Ah my poor Mom. I know she wanted to break down during this whole thing. But she was strong and stood fast and everything turned out somewhat ok for now.

Since I've been back, oh I got straight A's by the way, 4.0 thank you very much. Nique and I had a break at the end of the semester. He tried to feel my up while I was asleep in his bed so I left and told him I was upset about it. Neway we didn't really talk after that. But when I got back I decided to talk to him again. But I can tell I've been getting on his nerves lately. Partially on purpose, partially just being my crazy old selfe. And I think he's loosing his "interest" in me. This cat had the audacity to tell me he had some chick come visit him over the break and they hooked up. HAHA. but he actually thinks I would get with him. I noticed he is most persistant when he is drunk or online. Never sober while in person. Interesting. He's not serious. Sometimes I wish I were a man so I could do these things and have no conscience about them.

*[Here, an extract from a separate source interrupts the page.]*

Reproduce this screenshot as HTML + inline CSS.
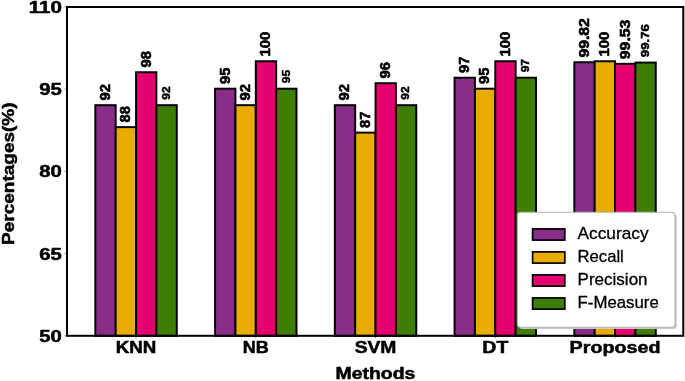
<!DOCTYPE html>
<html><head><meta charset="utf-8"><title>chart</title>
<style>html,body{margin:0;padding:0;background:#fff;}body{width:685px;height:381px;overflow:hidden;font-family:"Liberation Sans",sans-serif;}</style></head>
<body>
<svg width="685" height="381" viewBox="0 0 685 381" style="display:block;will-change:transform">
<rect x="0" y="0" width="685" height="381" fill="#fff"/>
<rect x="95.33" y="105.17" width="20.36" height="230.63" fill="#882E87" stroke="#000" stroke-width="1.95"/>
<text transform="translate(109.81,100.47) rotate(-90)" font-family="Liberation Sans, sans-serif" font-weight="bold" font-size="14.2" textLength="16.4" lengthAdjust="spacingAndGlyphs" stroke="#000" stroke-width="0.6" stroke-linejoin="round">92</text>
<rect x="115.69" y="127.13" width="20.36" height="208.67" fill="#E8AB00" stroke="#000" stroke-width="1.95"/>
<text transform="translate(130.17,122.43) rotate(-90)" font-family="Liberation Sans, sans-serif" font-weight="bold" font-size="14.2" textLength="16.4" lengthAdjust="spacingAndGlyphs" stroke="#000" stroke-width="0.6" stroke-linejoin="round">88</text>
<rect x="136.05" y="72.23" width="20.36" height="263.57" fill="#E6006F" stroke="#000" stroke-width="1.95"/>
<text transform="translate(150.53,67.53) rotate(-90)" font-family="Liberation Sans, sans-serif" font-weight="bold" font-size="14.2" textLength="16.4" lengthAdjust="spacingAndGlyphs" stroke="#000" stroke-width="0.6" stroke-linejoin="round">98</text>
<rect x="156.41" y="105.17" width="20.36" height="230.63" fill="#3E7E04" stroke="#000" stroke-width="1.95"/>
<text transform="translate(169.89,99.77) rotate(-90)" font-family="Liberation Sans, sans-serif" font-weight="bold" font-size="11.6" textLength="13.4" lengthAdjust="spacingAndGlyphs" stroke="#000" stroke-width="0.5" stroke-linejoin="round">92</text>
<rect x="215.08" y="88.70" width="20.36" height="247.10" fill="#882E87" stroke="#000" stroke-width="1.95"/>
<text transform="translate(229.56,84.00) rotate(-90)" font-family="Liberation Sans, sans-serif" font-weight="bold" font-size="14.2" textLength="16.4" lengthAdjust="spacingAndGlyphs" stroke="#000" stroke-width="0.6" stroke-linejoin="round">95</text>
<rect x="235.44" y="105.17" width="20.36" height="230.63" fill="#E8AB00" stroke="#000" stroke-width="1.95"/>
<text transform="translate(249.92,100.47) rotate(-90)" font-family="Liberation Sans, sans-serif" font-weight="bold" font-size="14.2" textLength="16.4" lengthAdjust="spacingAndGlyphs" stroke="#000" stroke-width="0.6" stroke-linejoin="round">92</text>
<rect x="255.80" y="61.25" width="20.36" height="274.55" fill="#E6006F" stroke="#000" stroke-width="1.95"/>
<text transform="translate(270.28,56.55) rotate(-90)" font-family="Liberation Sans, sans-serif" font-weight="bold" font-size="14.2" textLength="24.8" lengthAdjust="spacingAndGlyphs" stroke="#000" stroke-width="0.6" stroke-linejoin="round">100</text>
<rect x="276.16" y="88.70" width="20.36" height="247.10" fill="#3E7E04" stroke="#000" stroke-width="1.95"/>
<text transform="translate(289.64,83.30) rotate(-90)" font-family="Liberation Sans, sans-serif" font-weight="bold" font-size="11.6" textLength="13.4" lengthAdjust="spacingAndGlyphs" stroke="#000" stroke-width="0.5" stroke-linejoin="round">95</text>
<rect x="334.83" y="105.17" width="20.36" height="230.63" fill="#882E87" stroke="#000" stroke-width="1.95"/>
<text transform="translate(349.31,100.47) rotate(-90)" font-family="Liberation Sans, sans-serif" font-weight="bold" font-size="14.2" textLength="16.4" lengthAdjust="spacingAndGlyphs" stroke="#000" stroke-width="0.6" stroke-linejoin="round">92</text>
<rect x="355.19" y="132.62" width="20.36" height="203.18" fill="#E8AB00" stroke="#000" stroke-width="1.95"/>
<text transform="translate(369.67,127.92) rotate(-90)" font-family="Liberation Sans, sans-serif" font-weight="bold" font-size="14.2" textLength="16.4" lengthAdjust="spacingAndGlyphs" stroke="#000" stroke-width="0.6" stroke-linejoin="round">87</text>
<rect x="375.55" y="83.21" width="20.36" height="252.59" fill="#E6006F" stroke="#000" stroke-width="1.95"/>
<text transform="translate(390.03,78.51) rotate(-90)" font-family="Liberation Sans, sans-serif" font-weight="bold" font-size="14.2" textLength="16.4" lengthAdjust="spacingAndGlyphs" stroke="#000" stroke-width="0.6" stroke-linejoin="round">96</text>
<rect x="395.91" y="105.17" width="20.36" height="230.63" fill="#3E7E04" stroke="#000" stroke-width="1.95"/>
<text transform="translate(409.39,99.77) rotate(-90)" font-family="Liberation Sans, sans-serif" font-weight="bold" font-size="11.6" textLength="13.4" lengthAdjust="spacingAndGlyphs" stroke="#000" stroke-width="0.5" stroke-linejoin="round">92</text>
<rect x="454.58" y="77.72" width="20.36" height="258.08" fill="#882E87" stroke="#000" stroke-width="1.95"/>
<text transform="translate(469.06,73.02) rotate(-90)" font-family="Liberation Sans, sans-serif" font-weight="bold" font-size="14.2" textLength="16.4" lengthAdjust="spacingAndGlyphs" stroke="#000" stroke-width="0.6" stroke-linejoin="round">97</text>
<rect x="474.94" y="88.70" width="20.36" height="247.10" fill="#E8AB00" stroke="#000" stroke-width="1.95"/>
<text transform="translate(489.42,84.00) rotate(-90)" font-family="Liberation Sans, sans-serif" font-weight="bold" font-size="14.2" textLength="16.4" lengthAdjust="spacingAndGlyphs" stroke="#000" stroke-width="0.6" stroke-linejoin="round">95</text>
<rect x="495.30" y="61.25" width="20.36" height="274.55" fill="#E6006F" stroke="#000" stroke-width="1.95"/>
<text transform="translate(509.78,56.55) rotate(-90)" font-family="Liberation Sans, sans-serif" font-weight="bold" font-size="14.2" textLength="24.8" lengthAdjust="spacingAndGlyphs" stroke="#000" stroke-width="0.6" stroke-linejoin="round">100</text>
<rect x="515.66" y="77.72" width="20.36" height="258.08" fill="#3E7E04" stroke="#000" stroke-width="1.95"/>
<text transform="translate(529.14,72.32) rotate(-90)" font-family="Liberation Sans, sans-serif" font-weight="bold" font-size="11.6" textLength="13.4" lengthAdjust="spacingAndGlyphs" stroke="#000" stroke-width="0.5" stroke-linejoin="round">97</text>
<rect x="574.33" y="62.24" width="20.36" height="273.56" fill="#882E87" stroke="#000" stroke-width="1.95"/>
<text transform="translate(588.81,57.54) rotate(-90)" font-family="Liberation Sans, sans-serif" font-weight="bold" font-size="14.2" textLength="39.4" lengthAdjust="spacingAndGlyphs" stroke="#000" stroke-width="0.6" stroke-linejoin="round">99.82</text>
<rect x="594.69" y="61.25" width="20.36" height="274.55" fill="#E8AB00" stroke="#000" stroke-width="1.95"/>
<text transform="translate(609.17,56.55) rotate(-90)" font-family="Liberation Sans, sans-serif" font-weight="bold" font-size="14.2" textLength="24.8" lengthAdjust="spacingAndGlyphs" stroke="#000" stroke-width="0.6" stroke-linejoin="round">100</text>
<rect x="615.05" y="63.83" width="20.36" height="271.97" fill="#E6006F" stroke="#000" stroke-width="1.95"/>
<text transform="translate(629.53,59.13) rotate(-90)" font-family="Liberation Sans, sans-serif" font-weight="bold" font-size="14.2" textLength="39.4" lengthAdjust="spacingAndGlyphs" stroke="#000" stroke-width="0.6" stroke-linejoin="round">99.53</text>
<rect x="635.41" y="62.57" width="20.36" height="273.23" fill="#3E7E04" stroke="#000" stroke-width="1.95"/>
<text transform="translate(648.89,57.17) rotate(-90)" font-family="Liberation Sans, sans-serif" font-weight="bold" font-size="11.6" textLength="33.0" lengthAdjust="spacingAndGlyphs" stroke="#000" stroke-width="0.5" stroke-linejoin="round">99.76</text>
<rect x="67.0" y="7.0" width="616.30" height="328.8" fill="none" stroke="#000" stroke-width="2"/>
<line x1="136.05" y1="336.6" x2="136.05" y2="338.4" stroke="#000" stroke-width="0.9" opacity="0.45"/>
<line x1="255.80" y1="336.6" x2="255.80" y2="338.4" stroke="#000" stroke-width="0.9" opacity="0.45"/>
<line x1="375.55" y1="336.6" x2="375.55" y2="338.4" stroke="#000" stroke-width="0.9" opacity="0.45"/>
<line x1="495.30" y1="336.6" x2="495.30" y2="338.4" stroke="#000" stroke-width="0.9" opacity="0.45"/>
<line x1="615.05" y1="336.6" x2="615.05" y2="338.4" stroke="#000" stroke-width="0.9" opacity="0.45"/>
<line x1="64.4" y1="335.80" x2="66.2" y2="335.80" stroke="#000" stroke-width="0.9" opacity="0.45"/>
<line x1="64.4" y1="253.60" x2="66.2" y2="253.60" stroke="#000" stroke-width="0.9" opacity="0.45"/>
<line x1="64.4" y1="171.40" x2="66.2" y2="171.40" stroke="#000" stroke-width="0.9" opacity="0.45"/>
<line x1="64.4" y1="89.20" x2="66.2" y2="89.20" stroke="#000" stroke-width="0.9" opacity="0.45"/>
<line x1="64.4" y1="7.00" x2="66.2" y2="7.00" stroke="#000" stroke-width="0.9" opacity="0.45"/>
<text x="39.30" y="341.80" font-family="Liberation Sans, sans-serif" stroke="#000" stroke-width="0.5" stroke-linejoin="round" font-weight="bold" font-size="16.2" textLength="22.6" lengthAdjust="spacingAndGlyphs">50</text>
<text x="39.30" y="259.60" font-family="Liberation Sans, sans-serif" stroke="#000" stroke-width="0.5" stroke-linejoin="round" font-weight="bold" font-size="16.2" textLength="22.6" lengthAdjust="spacingAndGlyphs">65</text>
<text x="39.30" y="177.40" font-family="Liberation Sans, sans-serif" stroke="#000" stroke-width="0.5" stroke-linejoin="round" font-weight="bold" font-size="16.2" textLength="22.6" lengthAdjust="spacingAndGlyphs">80</text>
<text x="39.30" y="95.20" font-family="Liberation Sans, sans-serif" stroke="#000" stroke-width="0.5" stroke-linejoin="round" font-weight="bold" font-size="16.2" textLength="22.6" lengthAdjust="spacingAndGlyphs">95</text>
<text x="28.70" y="13.00" font-family="Liberation Sans, sans-serif" stroke="#000" stroke-width="0.5" stroke-linejoin="round" font-weight="bold" font-size="16.2" textLength="33.2" lengthAdjust="spacingAndGlyphs">110</text>
<text x="115.75" y="353.1" font-family="Liberation Sans, sans-serif" stroke="#000" stroke-width="0.5" stroke-linejoin="round" font-weight="bold" font-size="16.2" textLength="40.6" lengthAdjust="spacingAndGlyphs">KNN</text>
<text x="242.80" y="353.1" font-family="Liberation Sans, sans-serif" stroke="#000" stroke-width="0.5" stroke-linejoin="round" font-weight="bold" font-size="16.2" textLength="26.0" lengthAdjust="spacingAndGlyphs">NB</text>
<text x="354.65" y="353.1" font-family="Liberation Sans, sans-serif" stroke="#000" stroke-width="0.5" stroke-linejoin="round" font-weight="bold" font-size="16.2" textLength="41.8" lengthAdjust="spacingAndGlyphs">SVM</text>
<text x="482.30" y="353.1" font-family="Liberation Sans, sans-serif" stroke="#000" stroke-width="0.5" stroke-linejoin="round" font-weight="bold" font-size="16.2" textLength="26.0" lengthAdjust="spacingAndGlyphs">DT</text>
<text x="569.55" y="353.1" font-family="Liberation Sans, sans-serif" stroke="#000" stroke-width="0.5" stroke-linejoin="round" font-weight="bold" font-size="16.2" textLength="91.0" lengthAdjust="spacingAndGlyphs">Proposed</text>
<text x="335.5" y="379.2" font-family="Liberation Sans, sans-serif" stroke="#000" stroke-width="0.5" stroke-linejoin="round" font-weight="bold" font-size="16.2" textLength="79.8" lengthAdjust="spacingAndGlyphs">Methods</text>
<text transform="translate(13.8,245.0) rotate(-90)" font-family="Liberation Sans, sans-serif" stroke="#000" stroke-width="0.5" stroke-linejoin="round" font-weight="bold" font-size="16.2" textLength="142.6" lengthAdjust="spacingAndGlyphs">Percentages(%)</text>
<rect x="519.1999999999999" y="214.0" width="157.6" height="115.0" rx="3.2" fill="#c9c9c9"/>
<rect x="517.4" y="212.2" width="157.6" height="115.0" rx="3.2" fill="#fff" stroke="#b4b4b4" stroke-width="1.1"/>
<rect x="532.6" y="228.90" width="32.2" height="11.2" fill="#882E87" stroke="#000" stroke-width="1.7"/>
<text x="577.6" y="239.20" font-family="Liberation Sans, sans-serif" font-size="15.7" textLength="71.0" lengthAdjust="spacingAndGlyphs" fill="#000" stroke="#000" stroke-width="0.3">Accuracy</text>
<rect x="532.6" y="251.90" width="32.2" height="11.2" fill="#E8AB00" stroke="#000" stroke-width="1.7"/>
<text x="577.6" y="262.20" font-family="Liberation Sans, sans-serif" font-size="15.7" textLength="46.2" lengthAdjust="spacingAndGlyphs" fill="#000" stroke="#000" stroke-width="0.3">Recall</text>
<rect x="532.6" y="274.90" width="32.2" height="11.2" fill="#E6006F" stroke="#000" stroke-width="1.7"/>
<text x="577.6" y="285.20" font-family="Liberation Sans, sans-serif" font-size="15.7" textLength="70.0" lengthAdjust="spacingAndGlyphs" fill="#000" stroke="#000" stroke-width="0.3">Precision</text>
<rect x="532.6" y="297.90" width="32.2" height="11.2" fill="#3E7E04" stroke="#000" stroke-width="1.7"/>
<text x="577.6" y="308.20" font-family="Liberation Sans, sans-serif" font-size="15.7" textLength="81.2" lengthAdjust="spacingAndGlyphs" fill="#000" stroke="#000" stroke-width="0.3">F-Measure</text>
</svg>
</body></html>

Oh and I saw Mr. E on my flight back I stopped over in MIA for about 6 hours. He was an hour late on pickign me up. We didn't have sex as I told him we wouldn't. I believe he did something with someone on his trip to Jamaica. And I'm pretty sure he's been doing something with someone in MIA. But se la vi. I sent him a harddrive from best buy that he scolded me for but immediatly installed when he picked it up then failed to call me back until the next morning only after I bitched at him for not calling me or texting me back the night before. Which may have cost me my relationship with my sis. It probably hasn't it just depends on whether or not I decide to start talking to her like normal again. Gosh I'm so sick of people all of them. I know humans are not perfect but shoot. Sometimes I would rather just be alone. Which I could be very easily. It just sucks because I know I'm gonna need them someday for something so. I'll have to deal. I'm just tired of trying to be something I'm not. I also feel like people are so shallow. That our relationships are so shallow. Or maybe it's just mine.

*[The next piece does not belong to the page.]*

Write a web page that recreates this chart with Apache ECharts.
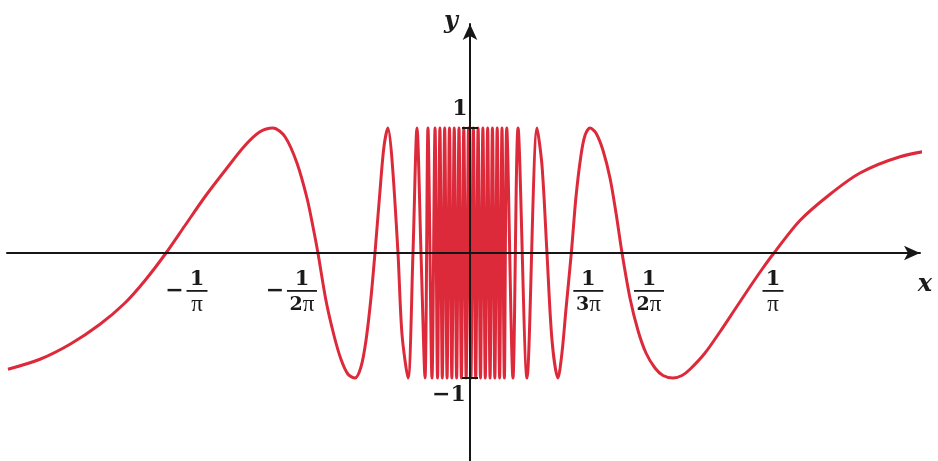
<!DOCTYPE html>
<html>
<head>
<meta charset="utf-8">
<script src="https://cdn.jsdelivr.net/npm/echarts@6/dist/echarts.min.js"></script>
<style>
  html, body { margin: 0; padding: 0; background: #ffffff; }
  #chart { width: 938px; height: 461px; }
</style>
</head>
<body>
<div id="chart"></div>
<script>
// y = sin(1/x): readings of the curve at its zeros, peaks, troughs and in-between points
const curveX = [
  -0.4838, -0.4503, -0.4188, -0.3874, -0.3613, -0.3403, -0.3183, -0.2984, -0.2775, -0.2565,
  -0.2356, -0.2199, -0.2063, -0.1937, -0.1812, -0.1707, -0.1644, -0.1592, -0.1508, -0.1424,
  -0.1351, -0.1277, -0.1204, -0.1141, -0.1089, -0.1037, -0.0995, -0.0942, -0.0901, -0.0859,
  -0.0817, -0.0754, -0.0712, -0.0649, -0.0597, -0.0555, -0.0513, -0.0471, -0.0440, -0.0398,
  -0.0366,
  // the densely packed oscillations around the origin
  -0.0340, -0.0315, -0.0290, -0.0265, -0.0240, -0.0215, -0.0190, -0.0165, -0.0140, -0.0115,
  -0.0090, -0.0065, -0.0040, -0.0015, 0.0010, 0.0035, 0.0060, 0.0085, 0.0110, 0.0135,
  0.0160, 0.0185, 0.0210, 0.0235, 0.0260, 0.0285, 0.0310, 0.0335, 0.0360, 0.0385,
  0.0450, 0.0503, 0.0597, 0.0702, 0.0754, 0.0806, 0.0859, 0.0921, 0.0963, 0.1005,
  0.1061, 0.1110, 0.1162, 0.1204, 0.1257, 0.1319, 0.1393, 0.1466, 0.1529, 0.1592,
  0.1675, 0.1759, 0.1843, 0.1937, 0.2021, 0.2126, 0.2220, 0.2304, 0.2461, 0.2618,
  0.2775, 0.2932, 0.3058, 0.3183, 0.3455, 0.3770, 0.4084, 0.4503, 0.4901
];
const curveY = [
  -0.93, -0.85, -0.73, -0.57, -0.40, -0.22, 0, 0.22, 0.45, 0.66,
  0.86, 0.97, 1, 0.93, 0.72, 0.44, 0.21, 0, -0.38, -0.66,
  -0.85, -0.97, -1, -0.91, -0.70, -0.36, 0, 0.50, 0.85, 1,
  0.75, 0, -0.65, -1, 0, 1, 0, -1, 1, -1,
  1,
  -1, 1, -1, 1, -1, 1, -1, 1, -1, 1,
  -1, 1, -1, 1, -1, 1, -1, 1, -1, 1,
  -1, 1, -1, 1, -1, 1, -1, 1, -1, 1,
  -1, 1, -1, 1, 0.70, 0, -0.70, -1, -0.80, -0.45,
  0, 0.45, 0.78, 0.94, 1, 0.96, 0.82, 0.60, 0.32, 0,
  -0.36, -0.62, -0.80, -0.92, -0.98, -1, -0.98, -0.93, -0.80, -0.63,
  -0.45, -0.27, -0.13, 0, 0.26, 0.47, 0.64, 0.77, 0.83
];

// labelled points on the x axis: ±1/(kπ)
const tickX    = [-0.3183, -0.1592, 0.1061, 0.1592, 0.3183];
const tickSign = ['\u2212', '\u2212', '', '', ''];
const tickNum  = ['1', '1', '1', '1', '1'];
const tickK    = ['', '2', '3', '2', ''];

// marked values on the y axis
const yTickValues = [1, -1];
const yTickLabels = ['1', '\u22121'];

const AXIS_COLOR = '#161616';
const TEXT_COLOR = '#1a1a1a';
const CURVE_COLOR = '#dd2a3b';
const SERIF = '"DejaVu Serif", "Liberation Serif", serif';
const PI_FONT = '"Liberation Serif", "DejaVu Serif", serif';

const chart = echarts.init(document.getElementById('chart'), null, { renderer: 'canvas' });

// 125 px per unit vertically, 955 px per unit horizontally, origin at (470, 253)
const yAxisBase = {
  type: 'value',
  min: -1.664,
  max: 1.832,
  z: 5,
  axisLabel: { show: false },
  splitLine: { show: false }
};

chart.setOption({
  animation: false,
  backgroundColor: '#ffffff',
  grid: { left: 7, right: 18, top: 24, bottom: 0, containLabel: false },
  xAxis: {
    type: 'value',
    min: -0.4848,
    max: 0.4712,
    z: 5,
    axisLine: {
      onZero: true,
      symbol: ['none', 'arrow'],
      symbolSize: [11, 16],
      lineStyle: { color: AXIS_COLOR, width: 2 }
    },
    axisTick: { show: false },
    axisLabel: { show: false },
    splitLine: { show: false }
  },
  yAxis: [
    Object.assign({}, yAxisBase, {
      axisLine: {
        onZero: true,
        onZeroAxisIndex: 0,
        symbol: ['none', 'arrow'],
        symbolSize: [11, 16],
        lineStyle: { color: AXIS_COLOR, width: 2 }
      },
      axisTick: { show: true, customValues: yTickValues, length: 8, lineStyle: { color: AXIS_COLOR, width: 2 } }
    }),
    Object.assign({}, yAxisBase, {
      position: 'left',
      axisLine: { show: false, onZero: true, onZeroAxisIndex: 0 },
      axisTick: { show: true, inside: true, customValues: yTickValues, length: 8, lineStyle: { color: AXIS_COLOR, width: 2 } }
    })
  ],
  series: [{
    type: 'line',
    data: curveX.map((x, i) => [x, curveY[i]]),
    showSymbol: false,
    smooth: 0.3,
    clip: false,
    z: 2,
    lineStyle: { color: CURVE_COLOR, width: 3 }
  }]
});

// text annotations placed from the axes' own scales
function toPx(x, y) { return chart.convertToPixel({ gridIndex: 0 }, [x, y]); }

const graphics = [];
const origin = toPx(0, 0);

// fractions under the x axis, nudged sideways off the curve
const fracShift = [31, -16, 17, 27, -1];
tickX.forEach((v, i) => {
  const cx = toPx(v, 0)[0] + fracShift[i];
  const barY = origin[1] + 38;
  const w = tickK[i] ? 30 : 21;
  graphics.push({
    type: 'text', x: cx, y: barY - 11, z: 10,
    style: { text: tickNum[i], fill: TEXT_COLOR, font: 'bold 21px ' + SERIF, align: 'center', verticalAlign: 'middle' }
  });
  graphics.push({
    type: 'rect', z: 10,
    shape: { x: cx - w / 2, y: barY - 1, width: w, height: 1.8 },
    style: { fill: TEXT_COLOR }
  });
  graphics.push({
    type: 'text', x: cx, y: barY + 14, z: 10,
    style: {
      text: (tickK[i] ? '{k|' + tickK[i] + '}' : '') + '{p|\u03c0}',
      fill: TEXT_COLOR, align: 'center', verticalAlign: 'middle',
      rich: {
        k: { fontFamily: SERIF, fontWeight: 'bold', fontSize: 19, fill: TEXT_COLOR },
        p: { fontFamily: PI_FONT, fontWeight: 'normal', fontSize: 23, fill: TEXT_COLOR }
      }
    }
  });
  if (tickSign[i]) {
    graphics.push({
      type: 'text', x: cx - w / 2 - 12, y: barY, z: 10,
      style: { text: tickSign[i], fill: TEXT_COLOR, font: 'bold 22px ' + SERIF, align: 'center', verticalAlign: 'middle' }
    });
  }
});

// values beside the y axis ticks
const yLabelOffset = [[-10, -19], [-21, 17]];
yTickValues.forEach((v, i) => {
  const p = toPx(0, v);
  graphics.push({
    type: 'text', x: p[0] + yLabelOffset[i][0], y: p[1] + yLabelOffset[i][1], z: 10,
    style: { text: yTickLabels[i], fill: TEXT_COLOR, font: 'bold 22px ' + SERIF, align: 'center', verticalAlign: 'middle' }
  });
});

// axis names
graphics.push({
  type: 'text', x: 925, y: 285, z: 10,
  style: { text: 'x', fill: TEXT_COLOR, font: 'italic bold 24px ' + SERIF, align: 'center', verticalAlign: 'middle' }
});
graphics.push({
  type: 'text', x: origin[0] - 19, y: 22, z: 10,
  style: { text: 'y', fill: TEXT_COLOR, font: 'italic bold 24px ' + SERIF, align: 'center', verticalAlign: 'middle' }
});

chart.setOption({ graphic: graphics });
</script>
</body>
</html>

I feel like I really don't know who I am anymore. Sometimes I do, but I feel like the old me is no longer me anymore. I am no longer that playful humorous imaginitive kid who could think outside of the box. But I'm still not the mature all knowing woman I want to be. I'm just something in the middle which seems not to satisfactory for anyone including myself. I need to spend more time exploring life rather than wondering what other people think of me all the time. It get's annoying. And I also need to spend more time studying if I want to pull off the good grades I did last semester. So time to say adios to all my fictional readers out there. I will be back another day to satisfy your thirst for more stories from my boring life.